Silicon The 14th element
Silicon wafer A crystal of pure silicon sliced very thinly and used for electronics
Silica tetrahedron A combination of one silicon atom and four oxygen atoms that form a tetrahedron
% silica The proportion of a rock that is composed of the components Si + O2
Silica A form of the mineral quartz (SiO2)
Silicate A mineral that contains silica tetrahedra (e.g., quartz, feldspar, mica, olivine)
Silicone A flexible material made up of Si–O chains with attached organic molecules

As described in Chapter 1, all minerals are characterized by a specific three-dimensional pattern known as a lattice or crystal structure. These structures range from the simple cubic pattern of halite (NaCl) (Figure 1.4.1), to the very complex patterns of some silicate minerals. Two minerals may have the same composition, but very different crystal structures and properties. Graphite and diamond, for example, are both composed only of carbon, but while diamond is the hardest substance known, graphite is softer than paper. Their lattice structures are compared in Figure 2.2.5.
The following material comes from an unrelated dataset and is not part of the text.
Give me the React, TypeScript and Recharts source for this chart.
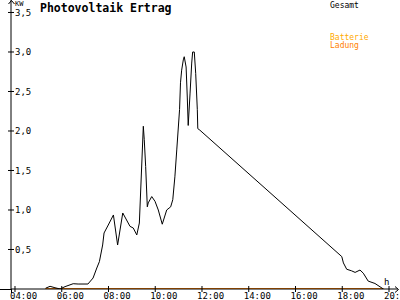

Figure 2.2.5 A depiction of the lattices of graphite and diamond. Figure 2.2.6 Cubic crystals (left) and right-angle cleavage planes (right) of the mineral halite. If you look closely at the cleavage fragment in the middle you can see where it would break again (cleave) along a plane parallel to the existing surface. Image on left: Halite by Rob Lavinsky, is under CC-BY-SA-3.0

Mineral lattices have important implications for mineral properties, as exemplified by the relative hardnesses of diamond and graphite. Lattices also determine the shape that mineral crystals grow in and how they break. For example, the right angles in the lattice of the mineral halite (Figure 1.4) influence both the shape of its crystals (typically cubic), and the way those crystals break (Figure 2.2.6).